My point is that if you have a government rife with waste and misappropriation, you cannot get it to “do the right thing” (even if everyone agreed on what that is) simply by reducing taxes, any more than you could make an overweight person healthy by simply reducing their calorie count.  There has to be effort put into uncovering and fixing the waste and corruption, or the vital services will be the first to suffer.  A politician that takes money is not going to suddenly become moralistic because there’s less money coming in.  Just like the overweight person must start with lifestyle changes like more exercise and sleep, a government cleanup must start with eliminating the waste and removing those responsible for the corruption.

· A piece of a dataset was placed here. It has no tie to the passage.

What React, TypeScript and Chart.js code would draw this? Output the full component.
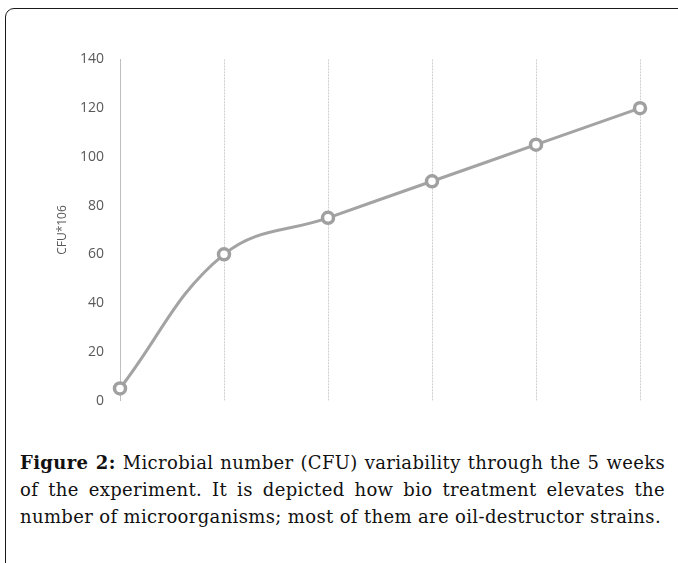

Of course, that’s the hard way.  But the right way that leads to lasting success often is.  Silver bullets are for dreamers and werewolves.  So don’t listen to the quick fix people.  You can’t reduce taxes without coordinated attacks on misspent money and other ways of saving money in a sustainable way.  Other “simple solutions”, like the flat tax, are very regressive and have other problems (I’m willing to do a whole post on that if the comments go that way).  No, this one will take actual thought and finger-pointing.  The sheep need to open up their eyes and become critical thinkers and informed voters.

Yeah, that’ll happen.



  1. Agreed. Spending is the issue, not taxes. And frankly, if you just threw a dart at government spending and then slashed whatever the dart hit, you’d probably be doing some good (even if the dart hit something like “police” or “schools”).

    But politicians will never cut the right things, even if we all agreed on what those were. In fact, if we all agreed perfectly on exactly what we wanted government to spend money on, that would make it perfectly simply for the politicians: They’d spend all our money on what they wanted, and then claim they didn’t have enough money left over for our stuff.

    And they would get away with it, too.

    When I lived back in Walpole, the town council begged the voters to approve a tax increase so that they could afford to renovate the high school. Now, the high school did need to be renovated. But if you looked at the budget, you’d see that there was plenty of money for the school, but they were spending it all on special interests, projects that should have had a lower priority than the schools. It was the equivalent of spending all your income throwing giant, catered parties for your friends, and then going to the welfare office, complaining that you didn’t have enough money to make the rent. But they knew that the voters would never deny them the money to maintain the schools, because practically everybody agreed that schools were a top priority. The tax hike went through without a hitch.